The reason I suggest switching herbalism from your warlock to your druid is because druids in flight form can gather herbs without having to switch out. Any other class gathering herbs in Outland and Northrend will typically get on their flying mount, fly around until they see an herb node on their mini-map, land, dismount, gather, re-mount, repeat. With a druid, you just fly down, gather, and fly off. Fast and easy. Extremely efficient. That's what I did. My rogue was herbalism/inscription and my druid was skinning/leatherworking. My shaman is also skinning (I took it for the crit bonus while leveling and it's not horrible for raiding, either). My shaman also kills way faster than my druid, so even though you can also skin in flight form it required an abundance of skinnable corpses left by other people to be worthwhile, which was often not the case.
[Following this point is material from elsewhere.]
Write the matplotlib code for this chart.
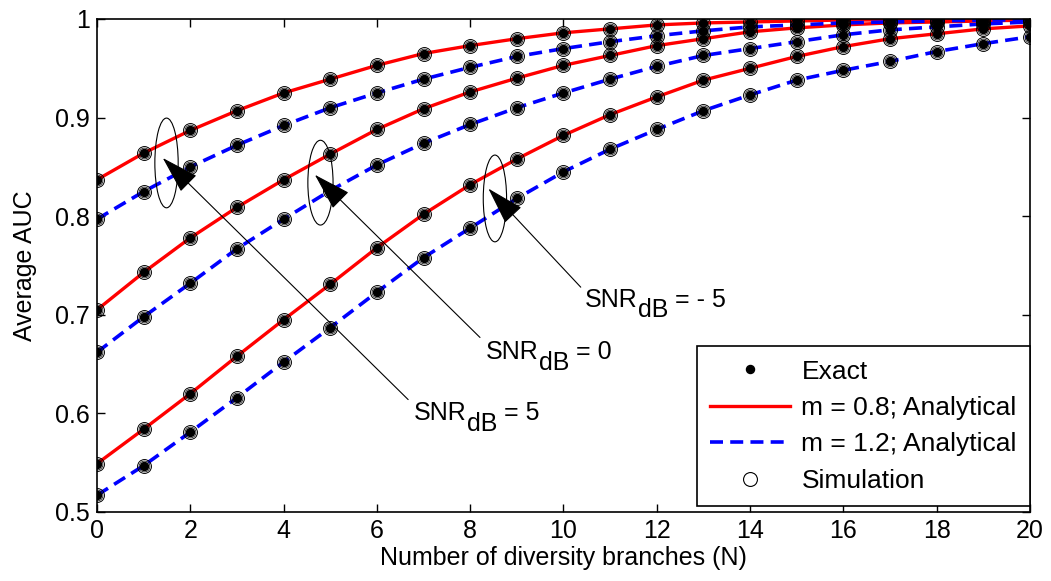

As a result, I dropped skinning on my druid in place of herbalism, replaced herbalism on my rogue with alchemy, and now I can gather herbs for alchemy and inscription quickly and easily, my rogue is my elixir master and keeps me well supplied with flasks in addition to a daily epic gem transmute, and my hunter (my other alchemy alt) gets me a second daily epic gem transmute with the chance to proc extra gems. It would be a very profitable arrangement if I sold all the stuff I make, but I'm stockpiling epic gems to keep my pally and shaman supplied and the flasks I make are also held for use by my raiding toons.
Doubling up on jewelcrafting is also a decent option. 2 x JC dailies = 2 Dragon's Eyes/day if you were inclined to sell them, or double the tokens to put towards patterns. I have one of my JCs dedicated to acquiring patterns as needed, and the other just accumulates tokens for dragon's eyes that I'll likely start selling off as soon as I get my pally and shaman mostly geared with T10 goodness and my need for them decreases. I've actually got 28 Dragon's Eyes in the bank sitting there so I can re-gem JC only cuts as needed when I upgrade gear.
Blacksmithing is not really a very fun profession to level. It's still probably one of the most material-intensive professions to work through, especially in the 200-300 range, and when you're done the only real benefits are the additional sockets on bracers and gloves (which are nice to have if you're raiding, but otherwise not all that great) and Eternal Belt Buckles. For the time it would take you to mine and/or do dailies to fund leveling blacksmithing, you could buy enough Eternal Belt Buckles to last you to the end of the expansion and probably fund flight training on an alt with gold to spare. I have blacksmithing on my pally because JC/BS is the min/max combination of choice for tanks these days. I also have Blacksmithing on my DK which will probably end up replaced at some point in the future. Either way, the most lucrative professions to have these days are Alchemy, JC, and Enchanting, but Enchanting is one that doesn't really have any benefit to duplicating.